TASK PROMPT :: Return exactly, please, the lines that run from the line with "Write a component" to the line with "Chart.register(...registerables);", ends included, and omit all pictures.

** Begin SUPPLIED DATA **

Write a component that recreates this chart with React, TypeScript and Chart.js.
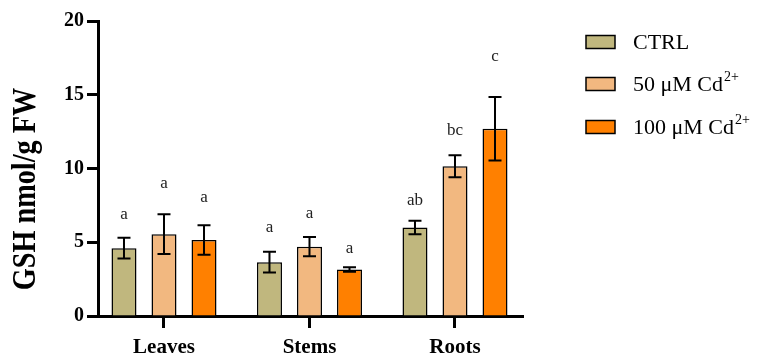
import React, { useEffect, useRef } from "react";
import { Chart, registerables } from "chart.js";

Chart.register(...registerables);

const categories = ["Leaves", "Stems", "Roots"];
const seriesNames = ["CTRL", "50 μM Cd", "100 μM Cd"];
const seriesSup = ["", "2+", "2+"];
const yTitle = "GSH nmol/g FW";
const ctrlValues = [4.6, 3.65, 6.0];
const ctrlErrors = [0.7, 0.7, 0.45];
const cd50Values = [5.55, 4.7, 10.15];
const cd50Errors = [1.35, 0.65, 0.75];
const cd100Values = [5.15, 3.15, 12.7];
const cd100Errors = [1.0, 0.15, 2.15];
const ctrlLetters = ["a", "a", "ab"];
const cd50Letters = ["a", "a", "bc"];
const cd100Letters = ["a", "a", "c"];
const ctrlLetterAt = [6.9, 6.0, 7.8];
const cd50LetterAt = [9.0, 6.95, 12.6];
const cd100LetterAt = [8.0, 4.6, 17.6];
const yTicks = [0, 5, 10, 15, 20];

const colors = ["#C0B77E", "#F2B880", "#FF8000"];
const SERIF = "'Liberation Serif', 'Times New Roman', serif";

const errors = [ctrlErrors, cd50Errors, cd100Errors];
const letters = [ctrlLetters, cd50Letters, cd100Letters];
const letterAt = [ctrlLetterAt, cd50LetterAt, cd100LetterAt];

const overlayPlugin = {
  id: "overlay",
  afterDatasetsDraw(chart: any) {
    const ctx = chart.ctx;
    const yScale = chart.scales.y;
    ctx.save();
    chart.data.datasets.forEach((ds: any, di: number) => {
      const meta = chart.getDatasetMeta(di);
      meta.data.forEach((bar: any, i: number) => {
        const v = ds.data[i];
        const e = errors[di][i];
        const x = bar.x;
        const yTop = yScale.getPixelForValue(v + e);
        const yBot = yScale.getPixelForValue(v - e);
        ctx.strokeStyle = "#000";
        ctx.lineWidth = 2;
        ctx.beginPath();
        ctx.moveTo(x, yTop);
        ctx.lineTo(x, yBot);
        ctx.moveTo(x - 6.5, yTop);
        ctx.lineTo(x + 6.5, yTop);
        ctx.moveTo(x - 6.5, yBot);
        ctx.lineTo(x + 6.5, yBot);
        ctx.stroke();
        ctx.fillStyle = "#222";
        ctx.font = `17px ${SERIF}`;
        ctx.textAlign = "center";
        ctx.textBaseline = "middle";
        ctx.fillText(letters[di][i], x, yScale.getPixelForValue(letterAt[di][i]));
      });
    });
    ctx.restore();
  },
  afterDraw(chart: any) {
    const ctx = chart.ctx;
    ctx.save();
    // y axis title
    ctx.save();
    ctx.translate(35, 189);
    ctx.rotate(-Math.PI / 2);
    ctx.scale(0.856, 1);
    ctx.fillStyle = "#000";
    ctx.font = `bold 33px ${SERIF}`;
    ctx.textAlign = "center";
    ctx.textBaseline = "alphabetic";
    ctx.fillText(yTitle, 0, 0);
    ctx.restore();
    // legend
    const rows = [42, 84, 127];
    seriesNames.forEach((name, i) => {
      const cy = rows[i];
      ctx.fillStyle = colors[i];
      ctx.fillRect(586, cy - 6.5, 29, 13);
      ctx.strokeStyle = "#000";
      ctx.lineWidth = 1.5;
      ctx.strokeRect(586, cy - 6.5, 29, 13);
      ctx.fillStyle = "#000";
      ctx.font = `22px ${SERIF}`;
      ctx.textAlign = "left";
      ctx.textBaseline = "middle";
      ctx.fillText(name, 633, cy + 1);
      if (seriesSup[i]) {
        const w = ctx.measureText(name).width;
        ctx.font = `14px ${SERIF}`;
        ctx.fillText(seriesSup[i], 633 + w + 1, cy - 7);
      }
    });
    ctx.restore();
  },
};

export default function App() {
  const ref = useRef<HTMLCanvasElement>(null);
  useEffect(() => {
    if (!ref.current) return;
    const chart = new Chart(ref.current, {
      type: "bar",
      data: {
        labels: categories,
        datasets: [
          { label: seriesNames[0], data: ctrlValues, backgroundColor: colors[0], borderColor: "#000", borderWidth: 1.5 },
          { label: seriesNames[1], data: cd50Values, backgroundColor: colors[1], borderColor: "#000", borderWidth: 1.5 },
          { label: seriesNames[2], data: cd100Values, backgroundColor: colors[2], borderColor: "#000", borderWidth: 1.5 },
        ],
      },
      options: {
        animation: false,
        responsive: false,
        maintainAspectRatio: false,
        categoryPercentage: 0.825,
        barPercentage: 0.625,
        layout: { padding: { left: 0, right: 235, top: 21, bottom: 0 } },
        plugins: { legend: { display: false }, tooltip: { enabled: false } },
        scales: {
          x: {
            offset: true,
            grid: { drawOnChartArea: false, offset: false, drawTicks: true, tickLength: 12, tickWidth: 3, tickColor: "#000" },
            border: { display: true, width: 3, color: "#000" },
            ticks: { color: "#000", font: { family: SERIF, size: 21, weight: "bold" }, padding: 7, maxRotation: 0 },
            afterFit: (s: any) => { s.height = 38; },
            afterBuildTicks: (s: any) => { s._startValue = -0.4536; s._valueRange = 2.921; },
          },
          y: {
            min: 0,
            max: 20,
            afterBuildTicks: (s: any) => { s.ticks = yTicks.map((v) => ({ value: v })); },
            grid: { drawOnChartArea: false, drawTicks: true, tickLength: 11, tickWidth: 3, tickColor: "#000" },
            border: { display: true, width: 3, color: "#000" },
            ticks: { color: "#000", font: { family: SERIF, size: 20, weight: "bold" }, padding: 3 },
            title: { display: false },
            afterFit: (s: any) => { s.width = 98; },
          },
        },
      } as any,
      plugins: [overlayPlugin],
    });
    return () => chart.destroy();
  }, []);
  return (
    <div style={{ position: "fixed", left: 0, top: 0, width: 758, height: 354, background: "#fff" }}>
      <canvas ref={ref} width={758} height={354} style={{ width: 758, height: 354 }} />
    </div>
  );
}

** End SUPPLIED DATA **
** Begin SUPPLIED DATA **

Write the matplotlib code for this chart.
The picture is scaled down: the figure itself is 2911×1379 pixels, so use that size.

** End SUPPLIED DATA **

ANSWER TO THIS EXERCISE ::
Write a component that recreates this chart with React, TypeScript and Chart.js.
import React, { useEffect, useRef } from "react";
import { Chart, registerables } from "chart.js";

Chart.register(...registerables);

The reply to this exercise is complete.